I will get feedback from TAs — by asking "what's happening? how are students understanding and performing? what changes would make things go more smoothly, or help students learn more from their experiences? should we expand their experiences by asking them to do additional sub-activities or thought-stimulating discussions? do you suggest any changes in the lab manual or teacher's notes?", and so on — in four main ways:
• Talk with them during lab (but this is limited because during a lab their main focus should be interacting with students) or immediately after lab (when they can focus on discussions with me) because at these times they are thinking about lab, and lab-ideas are fresh in their minds. / By the way, occasionally I could also talk with students, either during lab or as they're leaving lab, asking for feedback about the lab that day and their ideas for improving it, or just about "labs in general."
• During weekly staff meetings for a course, I will encourage candid feedback. But discussion time will be limited by the rational goal of instructors and TAs to finish the meeting in a reasonable time. I will cooperate by controlling the time for discussion, and inviting those with detailed feedback and suggestions to “tell me more” after the meeting. And I will ask the instructor for advice about adjusting the staff-meeting discussions, including their duration.
• Schedule voluntary discussions where interested TAs can provide feedback. Discussions can be specific (focusing on the labs they are teaching) or more general, about education (teaching & learning) and scientific thinking skills. { The details of timing — how often we meet and when (daytime or at night), whether to have separate meetings for each course (UW has 5 gen-chem courses with labs, and most have multiple sections), and so on — would have to be worked out, and can be adjusted. }
• Establish an “open door” attitude by persuading TAs that I really am interested in their ideas, and I want to hear from them by email, phone, or by knocking on the door of my office.

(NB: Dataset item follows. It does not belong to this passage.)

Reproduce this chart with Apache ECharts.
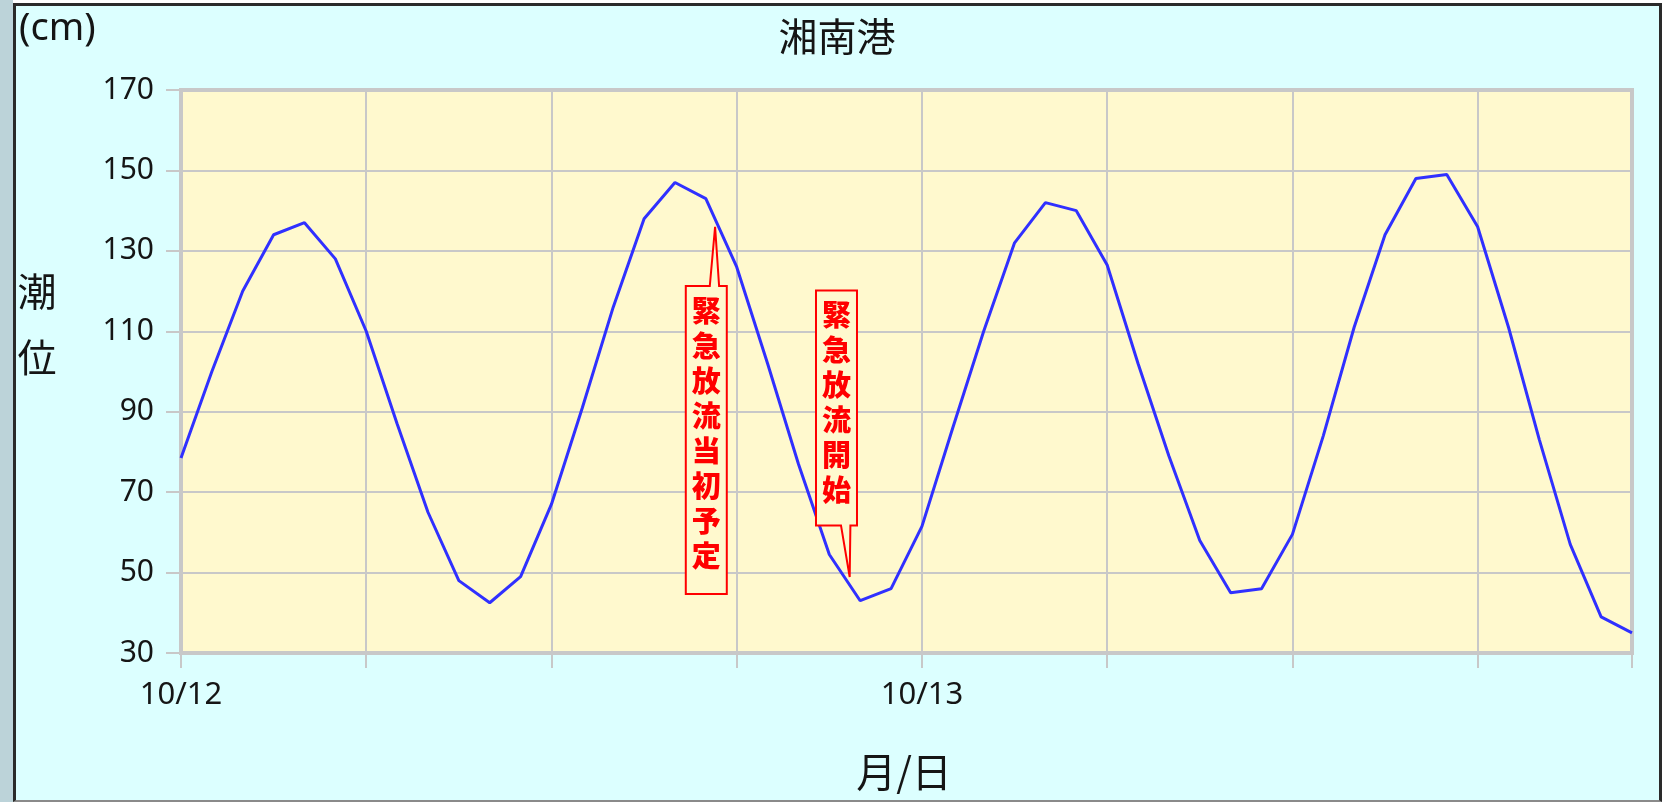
<!DOCTYPE html>
<html><head><meta charset="utf-8">
<script src="https://cdn.jsdelivr.net/npm/echarts@6/dist/echarts.min.js"></script>
<style>
html,body{margin:0;padding:0;background:#ffffff;overflow:hidden;}
#strip{position:absolute;left:0;top:0;width:13px;height:802px;background:#bcd3d9;}
#frame{position:absolute;left:13px;top:3px;width:1649px;height:799px;box-sizing:border-box;border:3px solid #2a2a2a;border-bottom:2px solid #8a8a8a;background:#dcffff;}
#c{position:absolute;left:0;top:0;width:1669px;height:802px;}
</style>
</head><body>
<div id="strip"></div><div id="frame"></div><div id="c"></div>
<script>
// ---- data ----
const hours = [0,1,2,3,4,5,6,7,8,9,10,11,12,13,14,15,16,17,18,19,20,21,22,23,
               24,25,26,27,28,29,30,31,32,33,34,35,36,37,38,39,40,41,42,43,44,45,46,47];
const tide = [78.5,100,120,134,137,128,110,87,65,48,42.5,49,67,91,116,138,147,143,126,102,77,54.5,43,46,
              61.5,86,110,132,142,140,126.5,102,79,58,45,46,59.5,84,111,134,148,149,136,111,83,57,39,35];
const dayTickHours = [0, 24];
const dayTickLabels = ['10/12', '10/13'];
const noteTexts = ['緊急放流当初予定', '緊急放流開始'];
const noteHours = [17.3, 21.66];
const noteValues = [136, 48.9];

const JP = '"Noto Sans CJK JP","Noto Sans",sans-serif';
const NUM = '"Noto Sans","DejaVu Sans",sans-serif';
const GRID = '#c8c8c8';
const INK = '#151515';

const chart = echarts.init(document.getElementById('c'), null, {renderer: 'canvas'});

const option = {
  animation: false,
  backgroundColor: 'transparent',
  grid: {
    left: 181, right: 37, top: 90, bottom: 149,
    show: true, backgroundColor: '#fff9ce', borderColor: GRID, borderWidth: 4
  },
  xAxis: {
    type: 'value', min: 0, max: 47, interval: 6,
    axisLine: {show: false},
    axisTick: {show: true, length: 15, lineStyle: {color: GRID, width: 2}},
    splitLine: {show: true, lineStyle: {color: GRID, width: 2}},
    axisLabel: {
      margin: 27, fontSize: 31, color: INK, fontFamily: NUM,
      formatter: function (v) {
        const i = dayTickHours.indexOf(v);
        return i >= 0 ? dayTickLabels[i] : '';
      }
    }
  },
  yAxis: {
    type: 'value', min: 30, max: 170, interval: 20,
    axisLine: {show: false},
    axisTick: {show: true, length: 15, lineStyle: {color: GRID, width: 2}},
    splitLine: {show: true, lineStyle: {color: GRID, width: 2}},
    axisLabel: {margin: 27, fontSize: 30, color: INK, fontFamily: NUM}
  },
  series: [{
    type: 'line',
    data: hours.map((h, i) => [h, tide[i]]),
    symbol: 'none',
    lineStyle: {color: '#3030ff', width: 3},
    z: 3
  }],
  graphic: [
    {type: 'text', left: 19, top: 10, style: {text: '(cm)', fontSize: 38, fontFamily: NUM, fill: INK}},
    {type: 'text', x: 837, y: 36, style: {text: '湘南港', fontSize: 39, fontFamily: JP, fill: INK, align: 'center', verticalAlign: 'middle'}},
    {type: 'text', x: 37, y: 258, style: {text: '潮\n位', fontSize: 39, lineHeight: 66, fontFamily: JP, fill: INK, align: 'center', verticalAlign: 'top'}},
    {type: 'text', x: 904, y: 772, style: {text: '月/日', fontSize: 40, fontFamily: JP, fill: INK, align: 'center', verticalAlign: 'middle'}}
  ]
};
chart.setOption(option);

// callouts anchored at data points through the grid's scales
const calloutGeom = [
  {L: -29.3, R: 11.7, T: 59.3, B: 367.3, bL: -5.3, bR: 4, up: true},
  {L: -33.7, R: 7.3, T: -286.6, B: -51.6, bL: -8.7, bR: 0.7, up: false}
];
const extra = [];
noteTexts.forEach((txt, i) => {
  const p = chart.convertToPixel({gridIndex: 0}, [noteHours[i], noteValues[i]]);
  const g = calloutGeom[i];
  const L = p[0] + g.L, R = p[0] + g.R, T = p[1] + g.T, B = p[1] + g.B;
  let pts;
  if (g.up) {
    pts = [[L, T], [p[0] + g.bL, T], [p[0], p[1]], [p[0] + g.bR, T], [R, T], [R, B], [L, B]];
  } else {
    pts = [[L, T], [R, T], [R, B], [p[0] + g.bR, B], [p[0], p[1]], [p[0] + g.bL, B], [L, B]];
  }
  extra.push({
    type: 'polygon', z: 100,
    shape: {points: pts},
    style: {fill: '#fff9ce', stroke: '#ff0000', lineWidth: 2}
  });
  extra.push({
    type: 'text', z: 101, x: (L + R) / 2, y: T + 7,
    style: {text: txt.split('').join('\n'), fontSize: 29, lineHeight: 35, fontWeight: 900,
            fontFamily: JP, fill: '#ff0000', align: 'center', verticalAlign: 'top'}
  });
});
chart.setOption({graphic: option.graphic.concat(extra)});
</script>
</body></html>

A more proactive way to establish rapport is to occasionally visit the TA Room, looking for individuals or groups, just to say hello and to see if they are interested in talking informally about lab education.
For all of these, I will see how TAs “vote with their actions” — by observing how much they talk during-and-after labs and staff meetings, whether they attend voluntary discussions, and how they use the open door options — and will adjust accordingly. / Motivation for teaching varies among TAs. I think they all want to become better teachers, but some are willing to invest more time to pursue this goal (possibly because they are more interested in education, for now and for their future) while others want to minimize teaching time so they can focus on their own classes and make fast progress toward moving into research groups and PhD projects. I think either approach — investing more time (to learn about teaching) or less time (to focus on classes and research) — is rational, so I'll just watch what happens (to see how much various TAs want to be involved in thinking & talking about lab education) and will adjust to whatever happens.
As explained earlier, TAs "will have [only] an advisory role by providing feedback and ideas." But their perspective will be an important factor in all decisions about lab policies, because lab teachers are key stakeholders in lab education, and most decisions about revising lab education will affect TAs. Hopefully, TAs will be reaping the rewards of beneficial changes that include a decrease in the time required for lab teaching & grading, but an increase in their intrinsic enjoyment of lab teaching and in the personal satisfaction they get when the effectiveness of their teaching has been improved.